Mais, à côté de ce cabinet dépourvu d’autorité et d’unité, il avait constitué un véritable gouvernement occulte, qui est demeuré célèbre dans l’histoire politique des États-Unis sous le nom de kitchen cabinet (cabinet de cuisine). Les membres de ce comité dirigeant, qui exerça sur la marche des affaires publiques une influence prépondérante, étaient des politiques ou des journalistes, auxquels Jackson attribuait à bon droit une large part dans la victoire électorale qu’il venait de remporter. C’étaient le major Lewis, Duff Green, Amos Kendall et Isaac Hill. Lewis avait, ainsi que nous l’avons dit, déployé pendant cette campagne une science consommée de la tactique électorale et une rare habileté dans le maniement des hommes. Sincèrement attaché à Jackson et médiocrement ambitieux, il s’apprêtait à retourner dans sa propriété de Tennessee, lorsque le président insista pour le retenir à Washington et l’y fixa en le nommant second auditeur de la trésorerie. Duff Green était le rédacteur en chef du Télégraphe des États-Unis. Il était particulièrement dévoué à Calhoun, auquel il resta constamment fidèle, mais son journal avait soutenu avec autant d’énergie que d’éclat la candidature de Jackson et était devenu l’organe officieux de la nouvelle administration. Amos Kendall était la personnalité la plus brillante de ce petit cercle.

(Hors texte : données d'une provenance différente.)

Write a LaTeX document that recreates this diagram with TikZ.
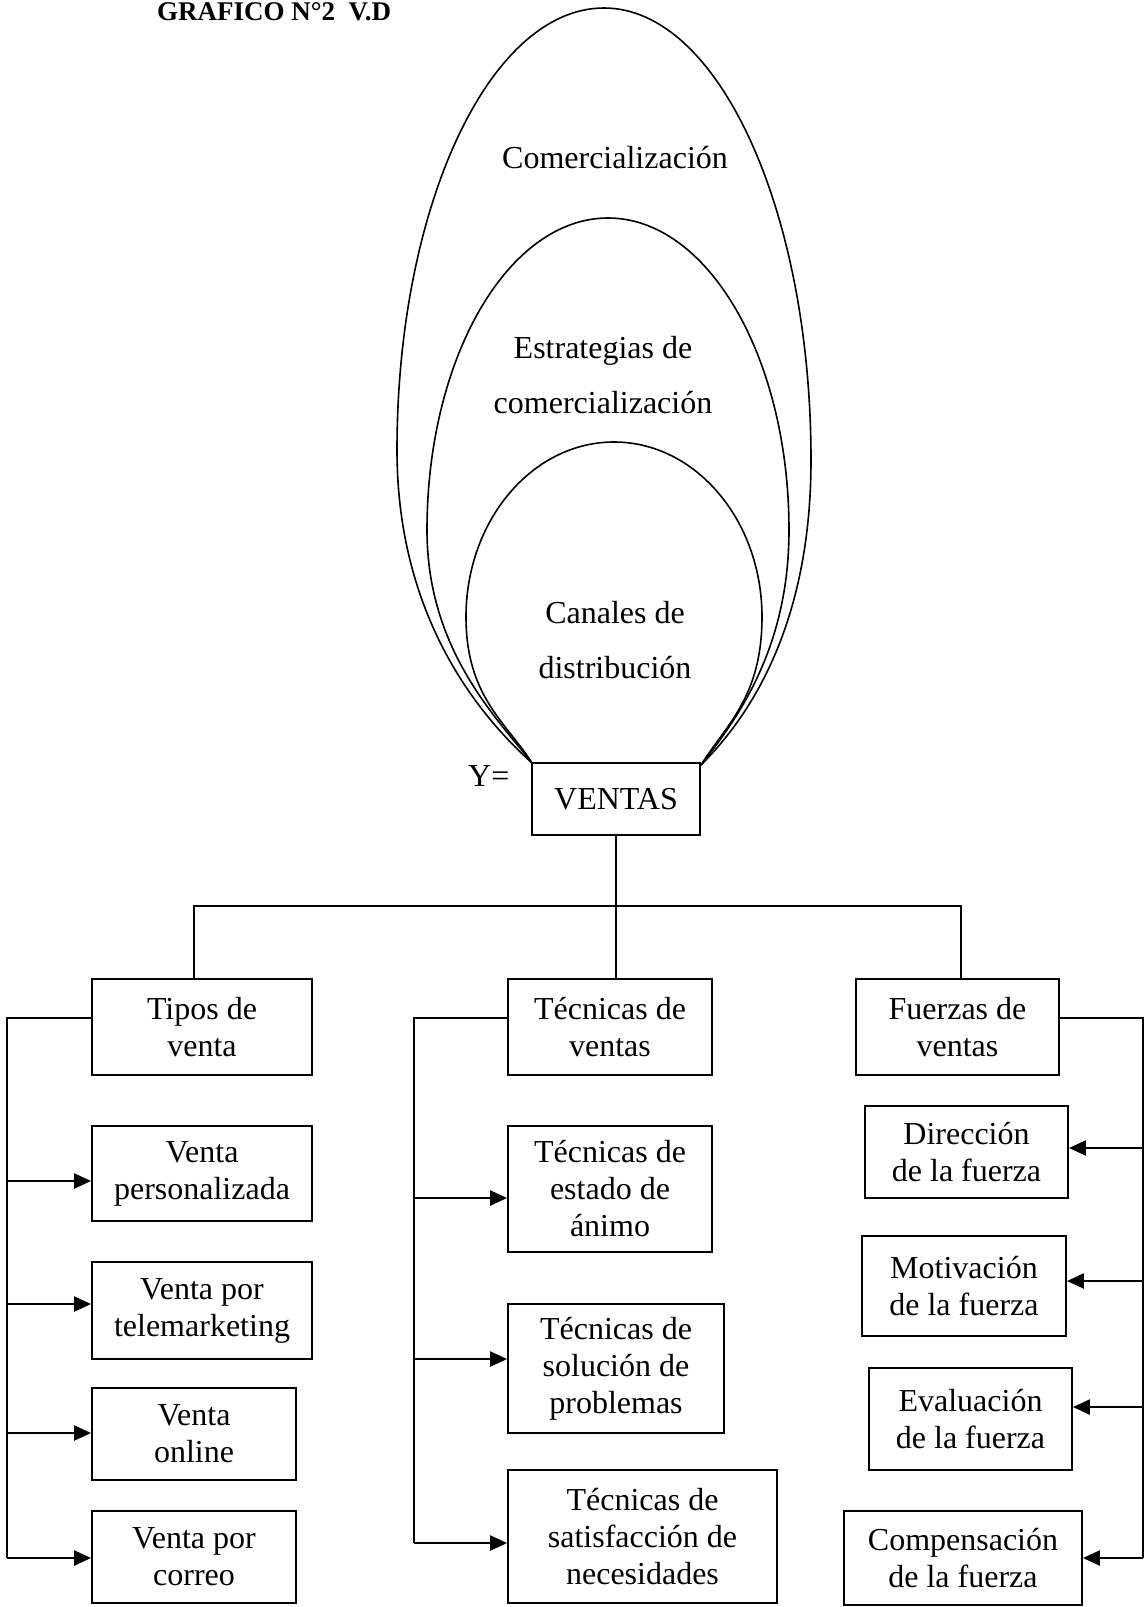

Il avait été autrefois précepteur dans la famille de Clay ; il lui avait des obligations d’argent et l’avait payé d’ingratitude. Ce fut pour Jackson une raison de se l’attacher, et Kendall, qui rédigeait l’Argus de Frankfort, contribua plus que personne à lui conquérir la majorité dans l’état de Kentucky. C’était un politicien dépourvu de tout scrupule, mais d’un incontestable talent. Miss Martineau, qui le rencontra en 1836, le représente comme un des hommes les plus remarquables de l’Amérique : « On le regarde, dit-elle, comme la cheville ouvrière de l’administration : on croit que c’est lui qui pense, qui projette et qui fait tout, mais tout cela dans l’ombre… C’est incontestablement un homme supérieur. Il réunit à son grand talent pour le silence une prodigieuse audace[1]. » Isaac Hill était, comme Kendall, originaire de l’état de Massachusetts. Son enfance s’était écoulée dans un atelier

  1. Miss Martineau, Western Travel, page 155.